絵描き・文筆家・時代劇リサーチャー。2021年より主に時代劇の美男子を描く作家として活動開始。現在、様々な俳優の取材を通して勉強中。主な仕事に『FINAL FANTASY XVI』広告絵画参加、FMラジオ&Podcast「時代劇が好きなのだ!」パーソナリティなど。

真田広之VS藤田まこと
日本映画史に残る大立ち回り

『必殺4 恨みはらします』(1987)

真田広之
真田広之【Getty images】

監督:深作欣二
脚本:野上龍雄、深作欣二、中原朗
出演者:藤田まこと、村上弘明、かとうかずこ、ひかる一平、三田村邦彦、真田広之、倍賞美津子、堤大二郎、相楽ハル子、岸田今日子、千葉真一

【作品内容】

 与力・安田小兵衛が町奉行・長尾監物に切りかかった。長尾は定町廻りの中村主水(裏で殺しを請け負う仕事人)を盾にするものの、主水が避けたせいで長尾は死んでしまう。後任の奉行に就いた奥田右京亮は、肌を白く塗った若い美男子だった。

 半年の御扶持半額をお取り上げになった主水がやけ酒を飲んでいるところ、外では旗本愚連隊が暴れ回っていた。ある夜、愚連隊の首領3人の殺しの依頼を受けた主水だが、やがて奥田右京亮の素性を探るようになる。

【注目ポイント】

 TV「必殺」シリーズ第28作『必殺仕事人V・風雲竜虎編』放送時期に公開された、4作目の劇場版。

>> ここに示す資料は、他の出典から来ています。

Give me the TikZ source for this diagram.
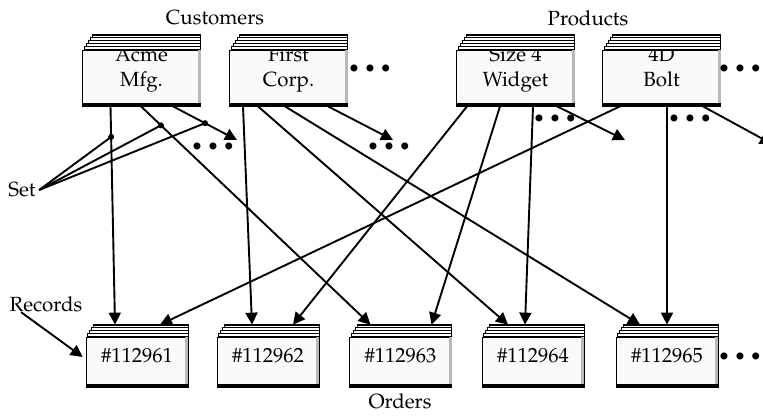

 主水(藤田まこと)、政(村上弘明)、お玉(かとうかずこ)、順之助(ひかる一平)といったレギュラーの仕事人に加えて、シリーズ屈指の人気を誇る、秀(三田村邦彦)も登場する。

 真田広之が初の悪役に挑んだ作品で、ゲストの仕事人として千葉真一も登場。これまでの『必殺』シリーズとは毛色が異なり、派手派手しくアクション色の強い雰囲気になっている。とはいえ監督を務めた深作欣二は『必殺』シリーズ第一弾のドラマ『必殺仕掛人』を手がけており、ファン待望のカムバックである。

 現在では『SHOGUN 将軍』(2024)などで渋さと貫禄を見せる真田広之だが、27歳の若さと勢いが漲り、陰間上がりで狂気を漂わせる町奉行・奥田右京亮という特異な役柄を演じている。

 殺陣師は、菅原俊夫と楠本栄一。菅原といえば、数々の東映作品を担当し、最も長く関わったのはTVシリーズの『水戸黄門』。楠本は『必殺』お馴染みの殺陣師である。舞うような東映の魅せる殺陣師と、リアル路線できっちり殺しにいく松竹の殺陣師の仕事が融合しているのも面白い。

 真田・千葉のJACと深作の組み合わせゆえに終始アクションは愉しめるのだが、やはり一番の見どころは、ラストの真田広之VS藤田まことの一騎打ち。

 鬼のように長髪を振り乱し、飛び跳ね、薙刀で襲い掛かる真田広之と、必死の形相で立ち向かう藤田まことの闘いは、日本映画史に残る名立ち回りと言っていいだろう。最後にも驚きが待っており、真田の倒れる姿も必見だ。

 JACらしさが強いかといえばそうではなく、本山力によれば、真田の立ち回りは正統派に寄せた殺陣に見えるという。高貴から狂気へと変貌する若き日の真田広之の迫力を、ぜひ味わってほしい。本山が「強烈」と推薦する名作。